>> Begin Data lines

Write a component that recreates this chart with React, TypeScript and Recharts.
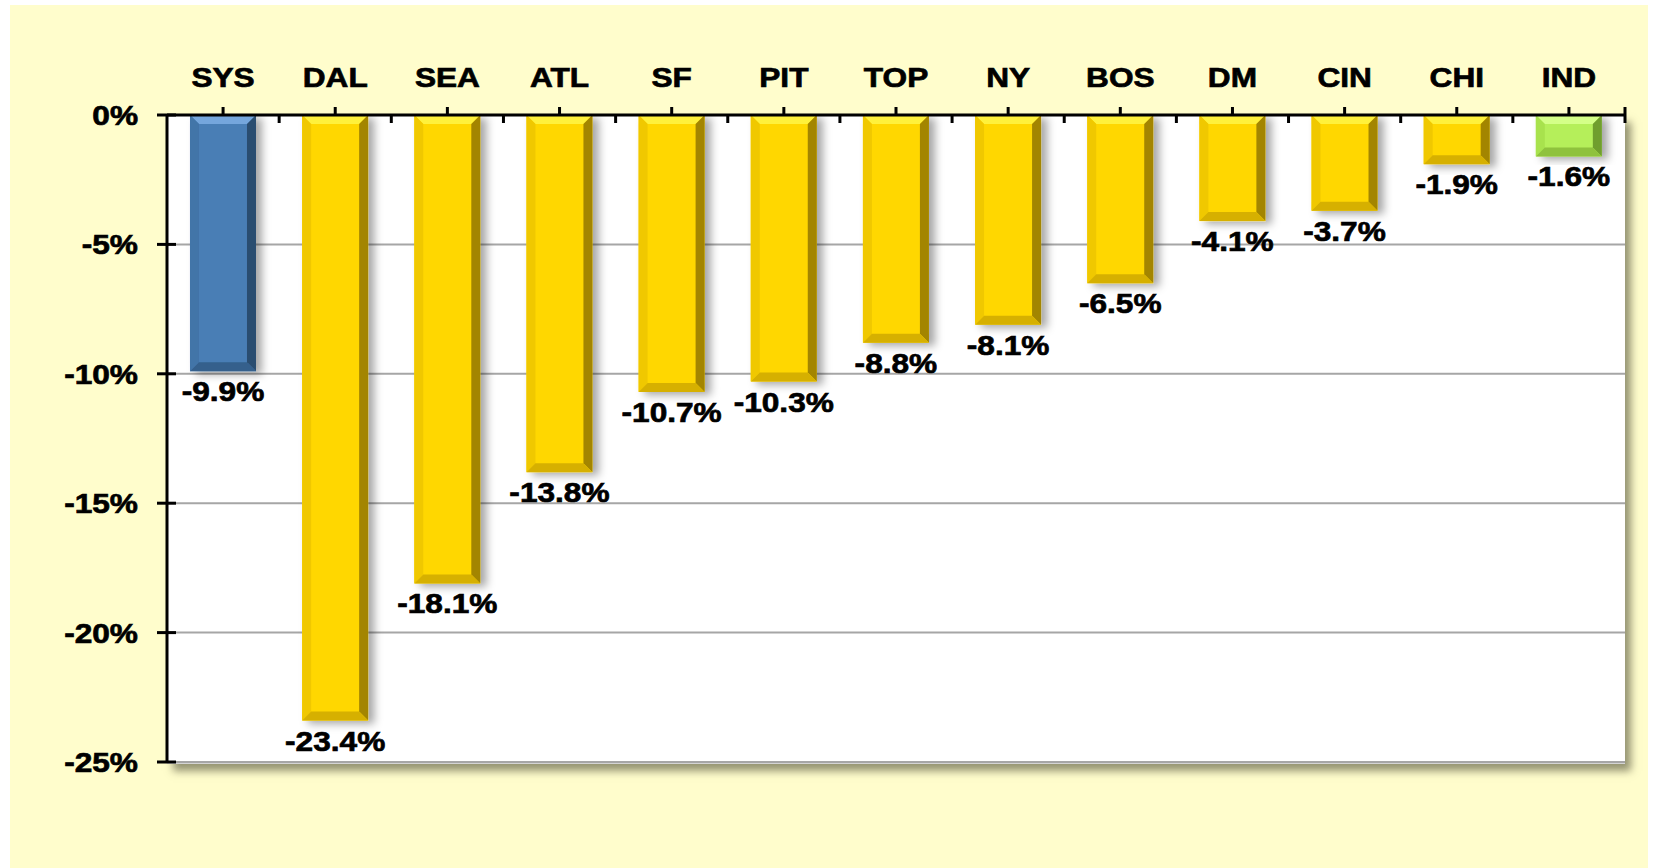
import { BarChart, Bar, XAxis, YAxis, CartesianGrid, Cell, LabelList } from "recharts";

const categories = ["SYS", "DAL", "SEA", "ATL", "SF", "PIT", "TOP", "NY", "BOS", "DM", "CIN", "CHI", "IND"];
const changes = [-9.9, -23.4, -18.1, -13.8, -10.7, -10.3, -8.8, -8.1, -6.5, -4.1, -3.7, -1.9, -1.6];
const yTicks = [0, -5, -10, -15, -20, -25];
const barColors = [
  "#4a7eb5", "#ffd700", "#ffd700", "#ffd700", "#ffd700", "#ffd700", "#ffd700",
  "#ffd700", "#ffd700", "#ffd700", "#ffd700", "#ffd700", "#b5ef5a",
];

const data = categories.map((name, i) => ({ name, value: changes[i] }));

// bevel shades per base colour
const shades: Record<string, { light: string; side: string; dark: string; bottom: string }> = {
  "#4a7eb5": { light: "#75a6dc", side: "#4374a8", dark: "#24415f", bottom: "#35608c" },
  "#ffd700": { light: "#fff13a", side: "#f0c800", dark: "#8c7000", bottom: "#d6b000" },
  "#b5ef5a": { light: "#d4ff88", side: "#a8e24e", dark: "#5e8a22", bottom: "#8fc23c" },
};

const FONT = '"Liberation Sans", Arial, sans-serif';
const PLOT_LEFT = 167;
const PLOT_RIGHT = 1625;
const PLOT_TOP = 115;
const PLOT_BOTTOM = 762;
const BAND = (PLOT_RIGHT - PLOT_LEFT) / categories.length;

// the source text is a little wider and heavier than plain Arial Bold
const WideText = ({ x, y, anchor, children }: any) => (
  <text
    transform={`translate(${x} ${y}) scale(1.11 1)`}
    textAnchor={anchor}
    fontFamily={FONT}
    fontWeight="bold"
    fontSize={28.5}
    fill="#000"
    stroke="#000"
    strokeWidth={0.7}
  >
    {children}
  </text>
);

const BevelBar = (props: any) => {
  const { x, width, fill } = props;
  const y = Math.min(props.y, props.y + props.height);
  const h = Math.abs(props.height);
  const w = width;
  const s = shades[fill] || shades["#ffd700"];
  const b = Math.min(9, h / 3, w / 4);
  return (
    <g filter="url(#barShadow)">
      <rect x={x} y={y} width={w} height={h} fill={fill} />
      <polygon points={`${x},${y} ${x + w},${y} ${x + w - b},${y + b} ${x + b},${y + b}`} fill={s.light} />
      <polygon points={`${x},${y} ${x + b},${y + b} ${x + b},${y + h - b} ${x},${y + h}`} fill={s.side} />
      <polygon points={`${x + w},${y} ${x + w - b},${y + b} ${x + w - b},${y + h - b} ${x + w},${y + h}`} fill={s.dark} opacity={0.8} />
      <polygon points={`${x},${y + h} ${x + w},${y + h} ${x + w - b},${y + h - b} ${x + b},${y + h - b}`} fill={s.bottom} />
    </g>
  );
};

const XTick = (props: any) => {
  const { x, payload, index } = props;
  return (
    <g>
      <line x1={x} x2={x} y1={PLOT_TOP} y2={PLOT_TOP - 8} stroke="#000" strokeWidth={3} />
      <line x1={x + BAND / 2} x2={x + BAND / 2} y1={PLOT_TOP} y2={PLOT_TOP + 8} stroke="#000" strokeWidth={3} />
      {index === categories.length - 1 && (
        <line x1={x + BAND / 2} x2={x + BAND / 2} y1={PLOT_TOP - 8} y2={PLOT_TOP} stroke="#000" strokeWidth={3} />
      )}
      <WideText x={x} y={PLOT_TOP - 28} anchor="middle">
        {payload.value}
      </WideText>
    </g>
  );
};

const YTick = (props: any) => {
  const { y, payload } = props;
  return (
    <g>
      <line x1={PLOT_LEFT - 10} x2={PLOT_LEFT + 9} y1={y} y2={y} stroke="#000" strokeWidth={3} />
      <WideText x={PLOT_LEFT - 29} y={y + 10} anchor="end">
        {`${payload.value}%`}
      </WideText>
    </g>
  );
};

const ValueLabel = (props: any) => {
  const { x, y, width, height, value } = props;
  const bottom = Math.max(y, y + height);
  return (
    <WideText x={x + width / 2} y={bottom + 30} anchor="middle">
      {`${Number(value).toFixed(1)}%`}
    </WideText>
  );
};

export default function App() {
  return (
    <div style={{ position: "absolute", left: 0, top: 0, width: 1658, height: 868, background: "#fff" }}>
      <div style={{ position: "absolute", left: 10, top: 5, width: 1638, height: 863, background: "#fffdcc" }} />
      <div
        style={{
          position: "absolute",
          left: PLOT_LEFT,
          top: PLOT_TOP,
          width: PLOT_RIGHT - PLOT_LEFT,
          height: PLOT_BOTTOM - PLOT_TOP,
          background: "#fff",
          borderBottom: "2px solid #d4d4d4",
          boxShadow: "6px 7px 8px rgba(60,60,40,0.55)",
        }}
      />
      <div style={{ position: "absolute", left: 0, top: 0 }}>
        <BarChart
          width={1658}
          height={868}
          data={data}
          margin={{ top: PLOT_TOP - 40, left: PLOT_LEFT - 60, right: 1658 - PLOT_RIGHT, bottom: 868 - PLOT_BOTTOM }}
          barCategoryGap="20.5%"
        >
          <defs>
            <filter id="barShadow" x="-20%" y="-10%" width="160%" height="130%">
              <feDropShadow dx={6} dy={3} stdDeviation={4} floodColor="#000" floodOpacity={0.35} />
            </filter>
          </defs>
          <CartesianGrid horizontal vertical={false} stroke="#a6a6a6" strokeWidth={2} />
          <XAxis
            dataKey="name"
            orientation="top"
            height={40}
            axisLine={{ stroke: "#000", strokeWidth: 3 }}
            tickLine={false}
            tick={<XTick />}
            interval={0}
          />
          <YAxis
            width={60}
            domain={[-25, 0]}
            ticks={yTicks}
            allowDataOverflow
            axisLine={{ stroke: "#000", strokeWidth: 3 }}
            tickLine={false}
            tick={<YTick />}
          />
          <Bar dataKey="value" shape={<BevelBar />} isAnimationActive={false}>
            {data.map((d, i) => (
              <Cell key={d.name} fill={barColors[i]} />
            ))}
            <LabelList dataKey="value" content={<ValueLabel />} />
          </Bar>
        </BarChart>
      </div>
    </div>
  );
}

>> End Data lines

Task objective — Give back exactly the lines from the first line of the data through the line with "CartesianGrid, Cell, LabelList", pictures excluded.

The reply —
Write a component that recreates this chart with React, TypeScript and Recharts.
import { BarChart, Bar, XAxis, YAxis, CartesianGrid, Cell, LabelList } from "recharts";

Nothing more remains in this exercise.